A Positive Unintended Consequence of Controversy
Mary Eberstadt notes that, leading up to the turn of the millennium, the taboo against pedophilia appeared to be next up on the list of cultural norms to undermine:
The phenomenon of pedophilia chic revealed the intensely troubling possibility that society, especially literate and enlightened society, was in the process of sanctioning certain exceptions to the taboo against sex with minors—particularly sex between men and boys. As a matter of criminal law, of course, girls are often and tragically the victims of older men. But pedophilia chic concerned not the rate of criminal conviction but rather the open public questioning of the taboo itself. What the record through the 1990s showed was that in the case of girls the taboo remained solid, and in the case of boys it did not. In other words, to take the example before us now, had Roman Polanski been arrested for the same crime a decade ago, in all likelihood we would have witnessed the same outcry that we did this fall.
So now let us ask the more difficult question: Would Polanski in 2009 still have inadvertently united almost everyone in America against him if his victim had been a thirteen-year-old boy rather than a thirteen-year-old girl?
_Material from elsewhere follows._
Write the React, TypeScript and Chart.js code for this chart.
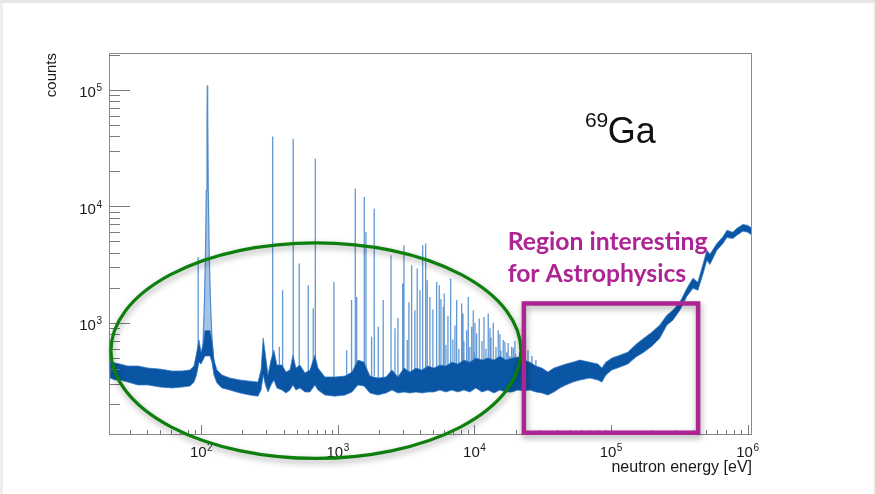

The answer, perhaps surprisingly, is yes—and for interesting if unexpected reasons.
Winding through some indicators of that “pedophilia chic,” Eberstadt concludes that the scandal in the American Catholic Church forced “literate and enlightened society” to reposition its opinion so as to permit moral outrage against cultural conservatives. It’s an interesting suggestion, and it certainly doesn’t conflict with experience with human nature.
One might also suggest similar reactions within the Church, itself. We can hope, for example, that church leaders will be wary of the judgments and suggestions of secular society such as informed organizational decisions in the late ’60s and ’70s. (The human frailty that begets the sorts of cover-ups that we witnessed in subsequent decades is probably beyond our ability to eliminate, although we can be more watchful.)
More broadly, it may be that the Church is in the process of reevaluating its relationship with and role in American society. One needn’t enumerate the examples of public school teachers who’ve been found to have abused their positions with children and teenagers to suggest that representatives of Christ must hold themselves to a higher standard. And one needn’t engage politicians in the dispute over their claims to define Catholicism as rightfully as bishops in order to discern that religion’s role, and therefore its standards, must be of a different sort than those compiled and applied within secular spheres.
The challenge is to make the beneficial reactions to horrible actions outlast the damage that those actions did to the Church’s standing.